* [TASK STATEMENT]: Tally the lines containing "this" and report the number alone.

* [RECORD EXTRACTS]:
—————
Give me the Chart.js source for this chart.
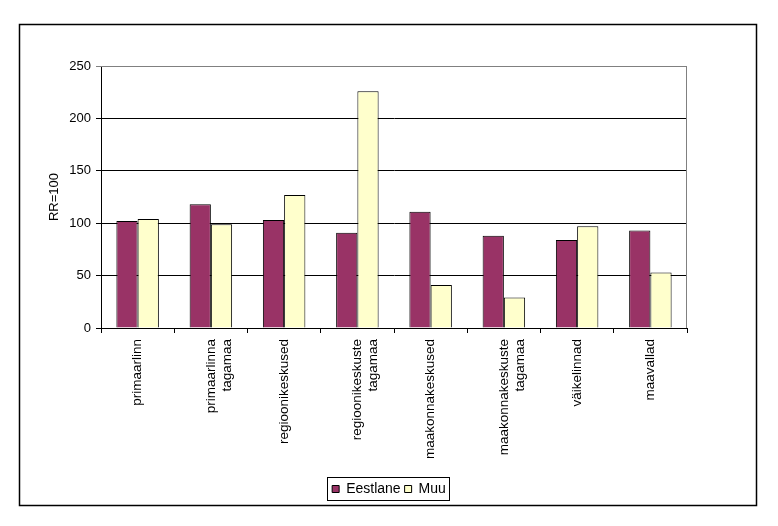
<!DOCTYPE html>
<html lang="et">
<head>
    <meta charset="UTF-8">
    <title>RR=100</title>
    <style>
        body {
            margin: 0;
            background: #fff;
        }
        .wrap {
            width: 778px;
            height: 526px;
        }
    </style>
</head>
<body>
    <div class="wrap">
        <canvas id="chart" width="778" height="526"></canvas>
    </div>

    <script src="https://cdn.jsdelivr.net/npm/chart.js"></script>

    <script>
        // andmed
        const categories = [
            'primaarlinn',
            ['primaarlinna', 'tagamaa'],
            'regioonikeskused',
            ['regioonikeskuste', 'tagamaa'],
            'maakonnakeskused',
            ['maakonnakeskuste', 'tagamaa'],
            'väikelinnad',
            'maavallad'
        ];
        const eestlane = [102, 118, 103, 91, 111, 88, 84, 93];
        const muu = [104, 99, 127, 226, 41, 29, 97, 53];
        const yTicks = [0, 50, 100, 150, 200, 250];

        const FONT = 'Arial, "Liberation Sans", sans-serif';

        // raamid: välisraam, joonisala ja legendi kast
        const framePlugin = {
            id: 'frames',
            afterLayout(chart) {
                // legend keskele kogu lehe suhtes
                chart.legend.left += 22;
                chart.legend.right += 22;
            },
            afterDraw(chart) {
                const ctx = chart.ctx;
                const a = chart.chartArea;
                ctx.save();
                ctx.strokeStyle = '#000';
                ctx.lineWidth = 1.5;
                ctx.strokeRect(19.5, 24.5, 737, 481);

                ctx.strokeStyle = '#808080';
                ctx.lineWidth = 1;
                ctx.beginPath();
                ctx.moveTo(a.left, a.top + 0.5);
                ctx.lineTo(a.right - 0.5, a.top + 0.5);
                ctx.lineTo(a.right - 0.5, a.bottom);
                ctx.stroke();

                const boxes = chart.legend.legendHitBoxes;
                if (boxes && boxes.length) {
                    const l = Math.min(...boxes.map(b => b.left));
                    const r = Math.max(...boxes.map(b => b.left + b.width));
                    const t = Math.min(...boxes.map(b => b.top));
                    const h = Math.max(...boxes.map(b => b.height));
                    ctx.strokeStyle = '#000';
                    ctx.lineWidth = 1;
                    ctx.strokeRect(Math.round(l - 5) + 0.5, Math.round(t - 5) + 0.5,
                        Math.round(r - l + 8), Math.round(h + 9));
                }
                ctx.restore();
            }
        };

        new Chart(document.getElementById('chart'), {
            type: 'bar',
            data: {
                labels: categories,
                datasets: [{
                    label: 'Eestlane',
                    data: eestlane,
                    backgroundColor: '#993366',
                    borderColor: '#000',
                    borderWidth: 1
                }, {
                    label: 'Muu',
                    data: muu,
                    backgroundColor: '#FFFFCC',
                    borderColor: '#000',
                    borderWidth: 1
                }]
            },
            options: {
                responsive: false,
                animation: false,
                devicePixelRatio: 1,
                categoryPercentage: 0.58,
                barPercentage: 1,
                layout: {
                    padding: { left: 47, top: 66, right: 91, bottom: 20 }
                },
                plugins: {
                    legend: {
                        position: 'bottom',
                        labels: {
                            color: '#000',
                            font: { family: FONT, size: 14 },
                            boxWidth: 7,
                            boxHeight: 7,
                            padding: 4
                        }
                    },
                    tooltip: { enabled: false }
                },
                scales: {
                    x: {
                        grid: {
                            offset: true,
                            drawOnChartArea: false,
                            drawTicks: true,
                            tickLength: 5,
                            color: '#000'
                        },
                        border: { color: '#000', width: 1 },
                        ticks: {
                            color: '#000',
                            font: { family: FONT, size: 13.5 },
                            minRotation: 90,
                            maxRotation: 90,
                            padding: 6
                        },
                        afterFit(scale) {
                            scale.height = 150;
                        }
                    },
                    y: {
                        min: 0,
                        max: 250,
                        afterBuildTicks(scale) {
                            scale.ticks = yTicks.map(v => ({ value: v }));
                        },
                        grid: {
                            color: ctx => (ctx.tick && ctx.tick.value === 250) ? '#808080' : '#000',
                            tickLength: 5
                        },
                        border: { color: '#000', width: 1 },
                        ticks: {
                            color: '#000',
                            font: { family: FONT, size: 13 },
                            padding: 5
                        },
                        title: {
                            display: true,
                            text: 'RR=100',
                            color: '#000',
                            font: { family: FONT, size: 13 },
                            padding: 0
                        },
                        afterFit(scale) {
                            scale.width = 54;
                        }
                    }
                }
            },
            plugins: [framePlugin]
        });
    </script>
</body>
</html>
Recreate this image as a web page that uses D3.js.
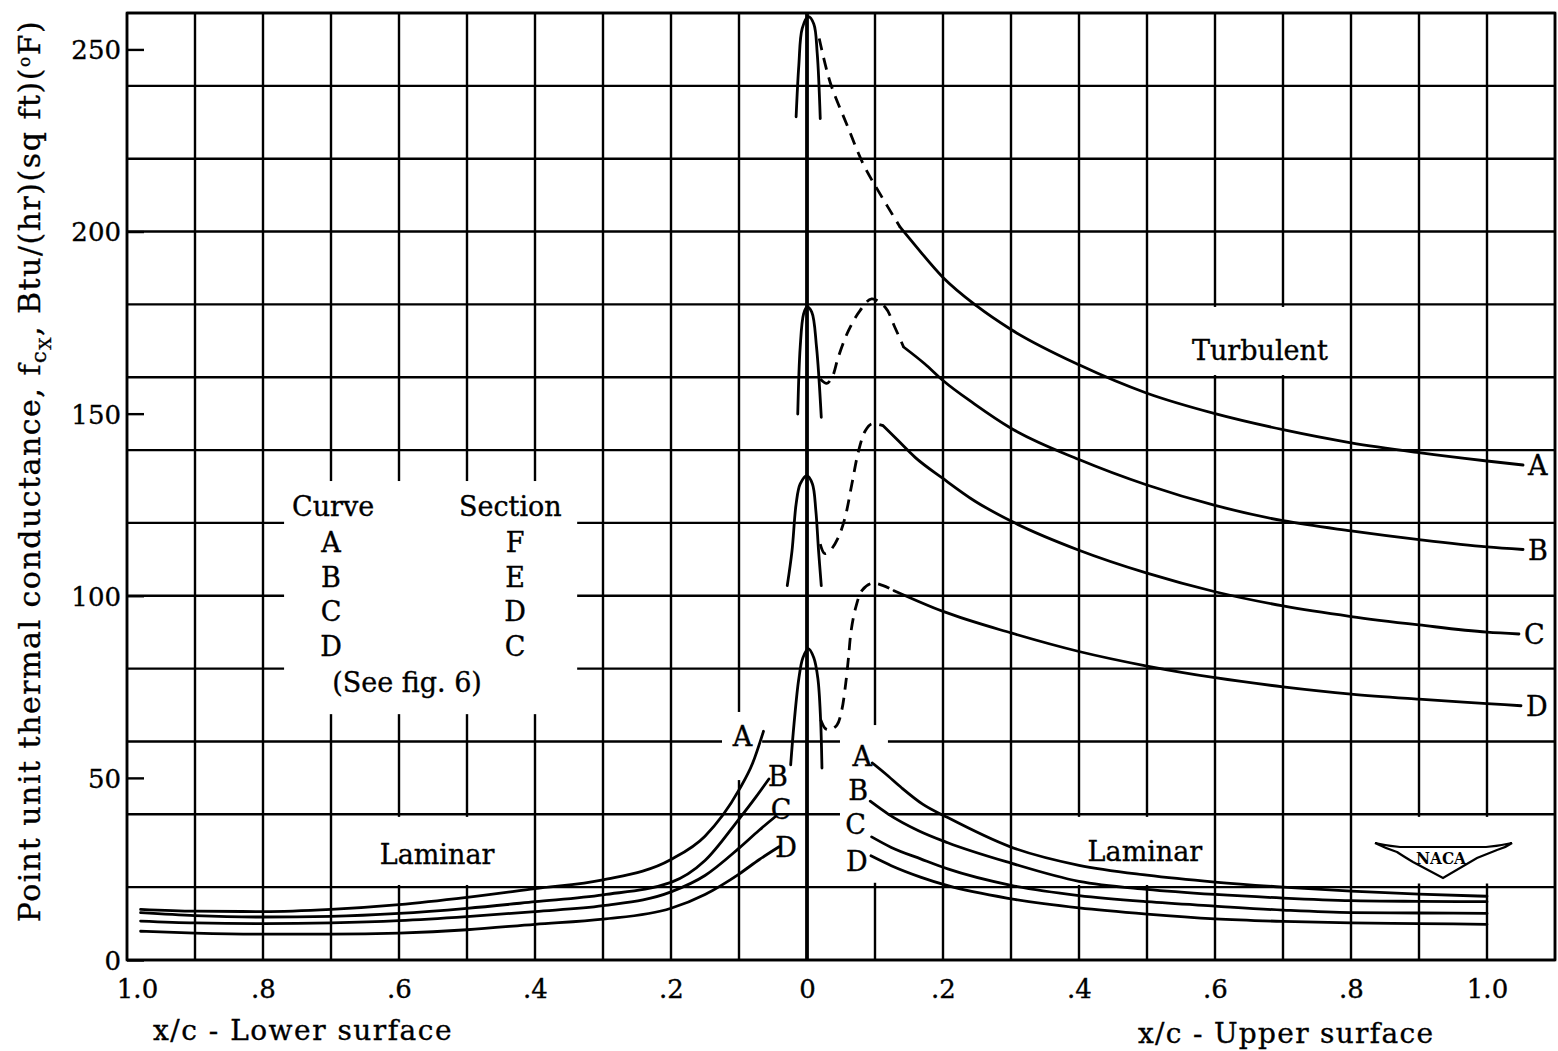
<!DOCTYPE html>
<html>
<head>
<meta charset="utf-8">
<script src="https://cdn.jsdelivr.net/npm/d3@7"></script>
<style>
  body { margin: 0; background: #fff; }
  text { font-family: "DejaVu Serif", serif; fill: #000; stroke: #000; stroke-width: 0.35px; }
</style>
</head>
<body>
<div id="chart"></div>
<script>
// x/c is signed: negative = lower surface (plotted to the left), positive = upper surface
const curveNames = ["A", "B", "C", "D"];
const sectionNames = ["F", "E", "D", "C"];
const yTickValues = [0, 50, 100, 150, 200, 250];
const xTickValues = [-1, -0.8, -0.6, -0.4, -0.2, 0, 0.2, 0.4, 0.6, 0.8, 1.0];
const xTickLabels = ["1.0", ".8", ".6", ".4", ".2", "0", ".2", ".4", ".6", ".8", "1.0"];

// laminar, lower surface (x/c measured positive, drawn to the left)
const lowerLaminar = [
  [[0.98,13.9],[0.9,13.4],[0.8,13.3],[0.7,13.9],[0.6,15.2],[0.5,17.2],[0.4,19.6],[0.3,22],[0.2,27.6],[0.15,34],[0.1,46.7],[0.08,54],[0.064,62.8]],
  [[0.98,13.0],[0.9,12.2],[0.8,11.8],[0.7,12.0],[0.6,12.8],[0.5,14.2],[0.4,16],[0.3,17.9],[0.2,21.3],[0.15,27.3],[0.1,38.7],[0.075,44.8],[0.056,49.7]],
  [[0.98,10.7],[0.9,10.2],[0.8,10.0],[0.7,10.2],[0.6,10.8],[0.5,11.9],[0.4,13.3],[0.3,14.9],[0.2,18.7],[0.15,23.2],[0.1,30.7],[0.07,35.7],[0.047,39.3]],
  [[0.98,7.9],[0.9,7.4],[0.8,7.1],[0.7,7.1],[0.6,7.4],[0.5,8.3],[0.4,9.8],[0.3,11.2],[0.2,14.2],[0.15,18],[0.1,23.6],[0.07,27.6],[0.041,31.1]]
];

// laminar, upper surface
const upperLaminar = [
  [[0.096,54.1],[0.115,51.2],[0.139,47.3],[0.17,42.8],[0.207,39.1],[0.3,31],[0.4,26],[0.5,23.3],[0.6,21.4],[0.7,20],[0.8,18.9],[0.9,18.1],[1.0,17.5]],
  [[0.093,43.6],[0.12,40],[0.164,35.5],[0.207,32.2],[0.3,26.6],[0.4,21.6],[0.5,19.4],[0.6,18],[0.7,17],[0.8,16.3],[0.9,16.1],[1.0,16]],
  [[0.095,33.8],[0.124,30.9],[0.168,27.7],[0.207,25],[0.3,20.5],[0.4,17.7],[0.5,16],[0.6,14.8],[0.7,13.7],[0.8,13],[0.9,12.9],[1.0,12.8]],
  [[0.094,28.6],[0.124,25.9],[0.168,22.7],[0.207,20.4],[0.3,16.8],[0.4,14.3],[0.5,12.6],[0.6,11.3],[0.7,10.6],[0.8,10.2],[0.9,10],[1.0,9.8]]
];

// peak at the stagnation point
const stagnation = [
  [[-0.016,231.5],[-0.012,245.7],[-0.007,255.8],[0.002,259],[0.01,257],[0.015,249],[0.0195,231]],
  [[-0.0136,149.9],[-0.01,168.3],[-0.005,177.4],[0,179.3],[0.007,177.9],[0.014,168.3],[0.021,149]],
  [[-0.029,102.8],[-0.022,112.4],[-0.016,125.2],[-0.01,130.7],[0,133],[0.008,130.7],[0.013,123.4],[0.017,112.4],[0.021,102.8]],
  [[-0.024,53.6],[-0.019,65],[-0.012,77.3],[-0.006,83],[0.002,85.5],[0.01,83],[0.016,77.3],[0.02,66],[0.022,52.7]]
];

// dashed transition region
const transition = [
  [[0.018,253],[0.034,241],[0.059,229.2],[0.083,218.4],[0.105,211.1],[0.137,201.2]],
  [[0.0195,159.5],[0.029,158.3],[0.037,160],[0.046,165.5],[0.061,172.8],[0.078,178.3],[0.095,181.5],[0.115,179.2],[0.129,173.8],[0.142,168.3]],
  [[0.0195,114.2],[0.026,111.6],[0.034,112.4],[0.046,116],[0.056,121.5],[0.066,130.7],[0.076,139.9],[0.086,145.4],[0.095,147.2],[0.112,146.7]],
  [[0.02,66],[0.027,63.5],[0.033,63.2],[0.044,64.5],[0.051,68.5],[0.057,76],[0.061,83],[0.065,90.5],[0.072,97],[0.081,101.5],[0.095,103.4],[0.112,102.8],[0.128,101.4]]
];

// turbulent, upper surface
const turbulent = [
  [[0.137,201.2],[0.16,196],[0.2,187.4],[0.25,179.5],[0.3,173.1],[0.4,163.4],[0.5,155.6],[0.6,150],[0.7,145.6],[0.8,142],[0.9,139.3],[1.0,137],[1.053,135.9]],
  [[0.142,168.3],[0.173,163.7],[0.2,159.1],[0.246,152.7],[0.3,146],[0.4,137.4],[0.5,130.4],[0.6,124.8],[0.7,120.6],[0.8,117.8],[0.9,115.4],[1.0,113.4],[1.053,112.7]],
  [[0.112,146.7],[0.134,142.6],[0.159,138],[0.2,132.2],[0.246,126.1],[0.3,120.5],[0.4,112.5],[0.5,106.2],[0.6,101.1],[0.7,97.2],[0.8,94.3],[0.9,92],[1.0,90],[1.047,89.5]],
  [[0.128,101.4],[0.2,95.7],[0.3,89.8],[0.4,84.7],[0.5,80.7],[0.6,77.5],[0.7,75],[0.8,73],[0.9,71.6],[1.0,70.4],[1.05,69.8]]
];

const width = 1558, height = 1051;

const x = d3.scaleLinear().domain([-1, 1.1]).range([127, 1555]);
const y = d3.scaleLinear().domain([0, 260]).range([960, 13]);

const svg = d3.select("#chart").append("svg")
  .attr("width", width)
  .attr("height", height);

svg.append("rect").attr("width", width).attr("height", height).attr("fill", "#fff");

// grid: every 0.1 x/c and every 20 units
const gridX = d3.range(-10, 12).map(i => i / 10);
const gridY = d3.range(0, 14).map(i => i * 20);

const grid = svg.append("g").attr("stroke", "#000").attr("stroke-width", 2.4);
grid.selectAll(".gx").data(gridX).enter().append("line")
  .attr("x1", d => x(d)).attr("x2", d => x(d))
  .attr("y1", y(260)).attr("y2", y(0))
  .attr("stroke-width", d => d === 0 ? 3.8 : 2.4);
grid.selectAll(".gy").data(gridY).enter().append("line")
  .attr("x1", x(-1)).attr("x2", x(1.1))
  .attr("y1", d => y(d)).attr("y2", d => y(d));

// white patches where the drawing leaves the grid open for lettering
const gaps = [
  [-0.769, -0.338, 131.5, 67.5],   // curve / section table
  [-0.65, -0.444, 39.3, 20.6],     // Laminar (lower)
  [0.384, 0.593, 39.3, 20.6],      // Laminar (upper)
  [0.822, 1.043, 39.3, 21.0],      // NACA mark
  [0.549, 0.784, 179.3, 160.6],    // Turbulent
  [-0.125, -0.066, 68.1, 49.4],    // label A, lower
  [0.0485, 0.119, 64.5, 21.2]      // labels A-D, upper
];
svg.append("g").selectAll("rect").data(gaps).enter().append("rect")
  .attr("x", d => x(d[0])).attr("width", d => x(d[1]) - x(d[0]))
  .attr("y", d => y(d[2])).attr("height", d => y(d[3]) - y(d[2]))
  .attr("fill", "#fff");

// y axis, ticks pointing into the plot
const yAxis = svg.append("g")
  .attr("transform", `translate(${x(-1)},0)`)
  .call(d3.axisLeft(y).tickValues(yTickValues).tickSize(-17).tickSizeOuter(0).tickPadding(6));
yAxis.select(".domain").remove();
yAxis.selectAll("line").attr("stroke", "#000").attr("stroke-width", 2.4);
yAxis.selectAll("text")
  .attr("font-family", "DejaVu Serif").attr("font-size", 26).attr("dy", "0.36em");

// x axis labels
const xAxis = svg.append("g")
  .attr("transform", `translate(0,${y(0)})`)
  .call(d3.axisBottom(x).tickValues(xTickValues)
    .tickFormat((d, i) => xTickLabels[i]).tickSize(0).tickPadding(20));
xAxis.select(".domain").remove();
xAxis.selectAll("text")
  .attr("font-family", "DejaVu Serif").attr("font-size", 26)
  .attr("dx", (d, i) => i === 0 ? 10 : 0);

// border
svg.append("rect")
  .attr("x", x(-1)).attr("y", y(260))
  .attr("width", x(1.1) - x(-1)).attr("height", y(0) - y(260))
  .attr("fill", "none").attr("stroke", "#000").attr("stroke-width", 2.6);

// curves
const smooth = d3.line()
  .x(d => x(d[0])).y(d => y(d[1]))
  .curve(d3.curveMonotoneX);
const sharp = d3.line()
  .x(d => x(d[0])).y(d => y(d[1]))
  .curve(d3.curveCatmullRom.alpha(0.5));

const curves = svg.append("g").attr("fill", "none").attr("stroke", "#000")
  .attr("stroke-width", 2.8).attr("stroke-linecap", "round");

curves.selectAll(".lower").data(lowerLaminar).enter().append("path")
  .attr("d", d => smooth(d.map(p => [-p[0], p[1]]).reverse()));
curves.selectAll(".upper").data(upperLaminar).enter().append("path")
  .attr("d", smooth);
curves.selectAll(".stag").data(stagnation).enter().append("path")
  .attr("d", sharp);
curves.selectAll(".trans").data(transition).enter().append("path")
  .attr("d", sharp)
  .attr("stroke-dasharray", "12,8")
  .attr("stroke-linecap", "butt");
curves.selectAll(".turb").data(turbulent).enter().append("path")
  .attr("d", smooth);

function label(g, tx, ty, str, anchor) {
  return g.append("text").attr("x", tx).attr("y", ty)
    .attr("font-size", 27).attr("text-anchor", anchor || "middle").text(str);
}

const labels = svg.append("g");

// curve letters at the leading edge, lower surface
const lowerOffsets = [[-21, 15], [9, 7], [6, 2], [7, 10]];
lowerLaminar.forEach((c, i) => {
  const e = c[c.length - 1];
  label(labels, x(-e[0]) + lowerOffsets[i][0], y(e[1]) + lowerOffsets[i][1], curveNames[i]);
});

// curve letters at the start of the upper surface
const upperOffsets = [[-10, 3], [-12, -1], [-16, -3], [-14, 15]];
upperLaminar.forEach((c, i) => {
  const s = c[0];
  label(labels, x(s[0]) + upperOffsets[i][0], y(s[1]) + upperOffsets[i][1], curveNames[i]);
});

// curve letters at the right-hand ends
turbulent.forEach((c, i) => {
  const e = c[c.length - 1];
  label(labels, x(e[0]) + 5, y(e[1]) + 10, curveNames[i], "start");
});

label(labels, x(0.666), y(164.7), "Turbulent");
label(labels, x(-0.544), y(26.4), "Laminar");
label(labels, x(0.497), y(27.2), "Laminar");

// curve / section table
const table = svg.append("g").attr("transform", "translate(292,516)");
label(table, 0, 0, "Curve", "start");
label(table, 167, 0, "Section", "start");
curveNames.forEach((c, i) => {
  label(table, 39, 36 + i * 34.5, c);
  label(table, 223, 36 + i * 34.5, sectionNames[i]);
});
label(table, 115, 176, "(See fig. 6)");

// NACA mark
const naca = svg.append("g").attr("transform", "translate(1443,858)");
naca.append("path")
  .attr("d", "M-68,-15 Q-55,-12 -43,-11 L43,-11 Q56,-12 69,-15 Q62,-10 54,-8 Q44,-4 34,0 L0,20 L-30,4 Q-40,-2 -46,-6 Q-58,-10 -68,-15 Z")
  .attr("fill", "#fff").attr("stroke", "#000").attr("stroke-width", 2.2);
naca.append("text").attr("x", -2).attr("y", 6)
  .attr("text-anchor", "middle")
  .attr("font-family", "DejaVu Sans Condensed, DejaVu Sans")
  .attr("font-weight", "bold").attr("font-size", 16)
  .attr("textLength", 50).attr("lengthAdjust", "spacingAndGlyphs")
  .style("stroke-width", "0px").text("NACA");

// axis titles
const yTitle = svg.append("text")
  .attr("transform", "translate(40,471) rotate(-90)")
  .attr("text-anchor", "middle").attr("font-size", 30)
  .attr("letter-spacing", 1.5);
yTitle.append("tspan").text("Point unit thermal conductance, f");
yTitle.append("tspan").attr("font-size", 21).attr("dy", 6).text("c");
yTitle.append("tspan").attr("font-size", 17).attr("dy", 5).text("X");
yTitle.append("tspan").attr("dy", -11).text(", Btu/(hr)(sq ft)(");
yTitle.append("tspan").attr("font-size", 17).attr("dy", -10).text("o");
yTitle.append("tspan").attr("dy", 10).text("F)");

svg.append("text").attr("x", 153).attr("y", 1040)
  .attr("font-size", 28).attr("letter-spacing", 1.5).text("x/c - Lower surface");
svg.append("text").attr("x", 1138).attr("y", 1043)
  .attr("font-size", 28).attr("letter-spacing", 1.3).text("x/c - Upper surface");
</script>
</body>
</html>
—————
* [FINISHED ANSWER]: 2